>> Start INFORMATION SUPPLIED
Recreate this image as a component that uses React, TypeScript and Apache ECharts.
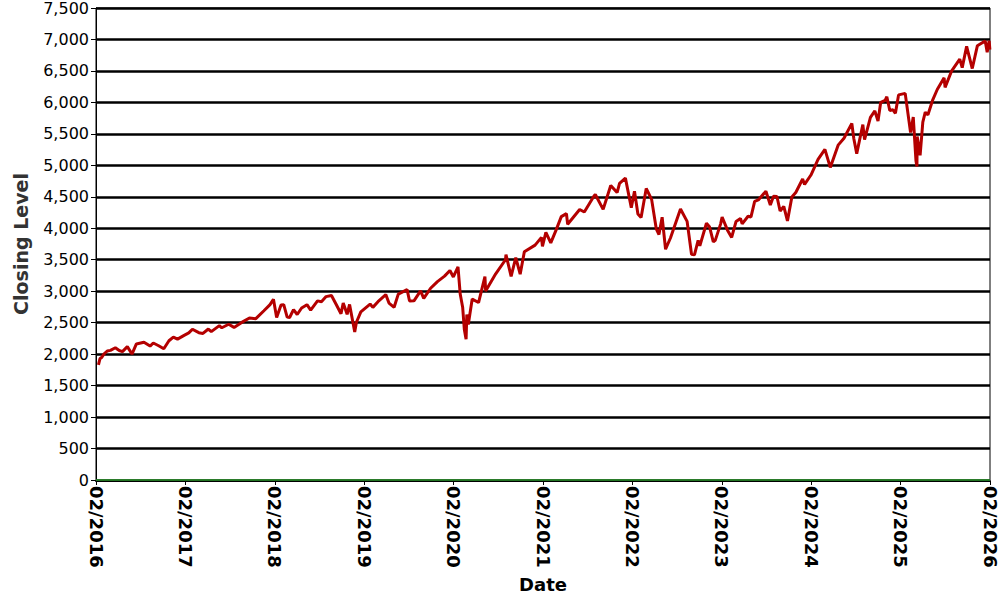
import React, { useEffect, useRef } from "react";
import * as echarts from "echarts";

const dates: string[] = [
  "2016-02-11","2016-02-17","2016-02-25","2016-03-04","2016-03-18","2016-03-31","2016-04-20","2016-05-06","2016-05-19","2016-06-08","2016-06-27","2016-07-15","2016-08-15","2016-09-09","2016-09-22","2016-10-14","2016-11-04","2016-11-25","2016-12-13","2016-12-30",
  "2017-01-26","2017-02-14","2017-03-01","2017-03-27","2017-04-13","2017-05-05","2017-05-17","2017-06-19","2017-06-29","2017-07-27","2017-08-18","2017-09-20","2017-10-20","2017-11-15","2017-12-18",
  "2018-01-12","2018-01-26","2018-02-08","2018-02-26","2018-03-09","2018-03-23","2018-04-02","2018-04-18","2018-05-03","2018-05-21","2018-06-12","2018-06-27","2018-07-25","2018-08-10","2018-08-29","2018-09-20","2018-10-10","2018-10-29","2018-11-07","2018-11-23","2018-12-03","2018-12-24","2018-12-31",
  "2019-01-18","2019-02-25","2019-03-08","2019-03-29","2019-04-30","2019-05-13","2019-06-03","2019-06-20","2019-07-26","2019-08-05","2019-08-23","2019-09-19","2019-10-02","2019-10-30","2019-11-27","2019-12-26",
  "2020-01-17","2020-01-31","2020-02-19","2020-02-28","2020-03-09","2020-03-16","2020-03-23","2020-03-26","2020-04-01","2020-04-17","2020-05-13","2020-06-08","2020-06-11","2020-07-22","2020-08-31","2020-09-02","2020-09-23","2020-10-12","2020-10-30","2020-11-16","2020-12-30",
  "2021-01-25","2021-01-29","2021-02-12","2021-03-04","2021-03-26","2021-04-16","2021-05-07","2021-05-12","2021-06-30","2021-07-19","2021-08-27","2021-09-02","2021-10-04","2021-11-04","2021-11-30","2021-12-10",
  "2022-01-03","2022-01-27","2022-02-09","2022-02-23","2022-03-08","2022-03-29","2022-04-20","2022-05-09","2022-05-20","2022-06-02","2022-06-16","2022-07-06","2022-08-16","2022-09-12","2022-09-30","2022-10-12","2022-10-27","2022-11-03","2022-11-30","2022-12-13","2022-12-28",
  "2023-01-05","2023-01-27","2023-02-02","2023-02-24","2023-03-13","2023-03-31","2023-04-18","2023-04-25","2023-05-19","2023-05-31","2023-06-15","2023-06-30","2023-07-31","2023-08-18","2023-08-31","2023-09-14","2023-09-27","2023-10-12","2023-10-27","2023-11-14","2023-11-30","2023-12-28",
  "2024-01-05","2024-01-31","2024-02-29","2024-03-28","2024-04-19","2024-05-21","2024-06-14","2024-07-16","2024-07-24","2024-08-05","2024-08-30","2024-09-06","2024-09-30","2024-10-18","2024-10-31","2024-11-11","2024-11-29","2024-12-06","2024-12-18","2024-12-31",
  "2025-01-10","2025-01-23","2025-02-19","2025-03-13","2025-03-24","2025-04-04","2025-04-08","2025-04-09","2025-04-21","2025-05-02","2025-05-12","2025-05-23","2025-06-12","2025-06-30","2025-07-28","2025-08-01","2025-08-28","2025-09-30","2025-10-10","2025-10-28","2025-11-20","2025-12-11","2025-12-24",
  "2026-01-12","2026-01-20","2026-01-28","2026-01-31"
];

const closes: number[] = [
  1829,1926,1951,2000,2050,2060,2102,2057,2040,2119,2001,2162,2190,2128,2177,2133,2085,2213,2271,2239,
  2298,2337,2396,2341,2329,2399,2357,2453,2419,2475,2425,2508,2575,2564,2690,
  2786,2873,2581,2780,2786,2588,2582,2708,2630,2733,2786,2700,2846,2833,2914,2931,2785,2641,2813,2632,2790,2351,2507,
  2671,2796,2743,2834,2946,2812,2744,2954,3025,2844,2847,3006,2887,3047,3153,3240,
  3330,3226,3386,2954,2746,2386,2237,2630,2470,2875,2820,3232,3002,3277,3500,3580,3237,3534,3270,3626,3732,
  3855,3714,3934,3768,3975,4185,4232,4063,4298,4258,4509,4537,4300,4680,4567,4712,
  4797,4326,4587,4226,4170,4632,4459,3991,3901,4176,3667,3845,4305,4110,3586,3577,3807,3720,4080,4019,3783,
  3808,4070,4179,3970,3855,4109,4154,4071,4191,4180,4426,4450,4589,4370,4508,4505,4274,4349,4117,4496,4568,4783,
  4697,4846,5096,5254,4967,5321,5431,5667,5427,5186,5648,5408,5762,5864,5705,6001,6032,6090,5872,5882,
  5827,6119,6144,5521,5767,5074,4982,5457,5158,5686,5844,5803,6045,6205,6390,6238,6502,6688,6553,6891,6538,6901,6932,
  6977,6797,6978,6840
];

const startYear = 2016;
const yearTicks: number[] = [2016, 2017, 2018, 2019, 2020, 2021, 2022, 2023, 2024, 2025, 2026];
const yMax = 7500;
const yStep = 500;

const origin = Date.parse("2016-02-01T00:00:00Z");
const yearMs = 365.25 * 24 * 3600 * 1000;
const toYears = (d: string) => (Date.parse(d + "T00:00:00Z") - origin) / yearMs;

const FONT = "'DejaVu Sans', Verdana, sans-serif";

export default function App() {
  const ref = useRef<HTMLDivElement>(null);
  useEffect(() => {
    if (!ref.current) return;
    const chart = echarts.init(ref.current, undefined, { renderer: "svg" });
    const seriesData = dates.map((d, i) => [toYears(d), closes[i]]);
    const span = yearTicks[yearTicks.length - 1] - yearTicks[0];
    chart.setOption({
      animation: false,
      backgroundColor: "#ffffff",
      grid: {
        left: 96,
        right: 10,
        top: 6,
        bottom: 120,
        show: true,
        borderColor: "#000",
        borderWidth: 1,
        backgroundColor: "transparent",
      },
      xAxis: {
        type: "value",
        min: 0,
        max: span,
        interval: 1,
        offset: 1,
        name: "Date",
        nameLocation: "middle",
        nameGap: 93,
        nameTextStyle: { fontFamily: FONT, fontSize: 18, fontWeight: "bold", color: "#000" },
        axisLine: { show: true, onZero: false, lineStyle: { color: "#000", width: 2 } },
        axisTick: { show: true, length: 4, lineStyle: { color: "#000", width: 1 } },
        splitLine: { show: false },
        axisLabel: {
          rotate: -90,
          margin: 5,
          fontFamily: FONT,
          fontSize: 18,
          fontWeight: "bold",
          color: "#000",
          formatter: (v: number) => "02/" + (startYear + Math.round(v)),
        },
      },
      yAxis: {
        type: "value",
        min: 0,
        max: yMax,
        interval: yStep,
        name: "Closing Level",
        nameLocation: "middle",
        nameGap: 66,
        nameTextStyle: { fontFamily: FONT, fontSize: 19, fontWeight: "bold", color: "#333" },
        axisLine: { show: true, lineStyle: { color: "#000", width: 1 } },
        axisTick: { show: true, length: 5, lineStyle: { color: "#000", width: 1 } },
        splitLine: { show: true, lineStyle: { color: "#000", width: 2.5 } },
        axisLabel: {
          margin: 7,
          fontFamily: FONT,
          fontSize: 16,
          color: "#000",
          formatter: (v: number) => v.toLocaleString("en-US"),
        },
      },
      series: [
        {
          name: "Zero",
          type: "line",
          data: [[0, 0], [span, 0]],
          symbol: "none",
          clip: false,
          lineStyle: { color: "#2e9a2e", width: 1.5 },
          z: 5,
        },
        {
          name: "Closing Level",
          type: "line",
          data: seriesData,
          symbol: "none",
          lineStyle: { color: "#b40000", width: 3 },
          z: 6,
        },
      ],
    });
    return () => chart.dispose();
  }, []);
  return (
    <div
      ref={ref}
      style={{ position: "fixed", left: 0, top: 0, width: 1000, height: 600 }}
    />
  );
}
>> End INFORMATION SUPPLIED
DIRECTIVE: Return only the lines running from the top of the data to the line that holds "import * as". Include both of those lines, but skip the pictures.

ANSWER:
Recreate this image as a component that uses React, TypeScript and Apache ECharts.
import React, { useEffect, useRef } from "react";
import * as echarts from "echarts";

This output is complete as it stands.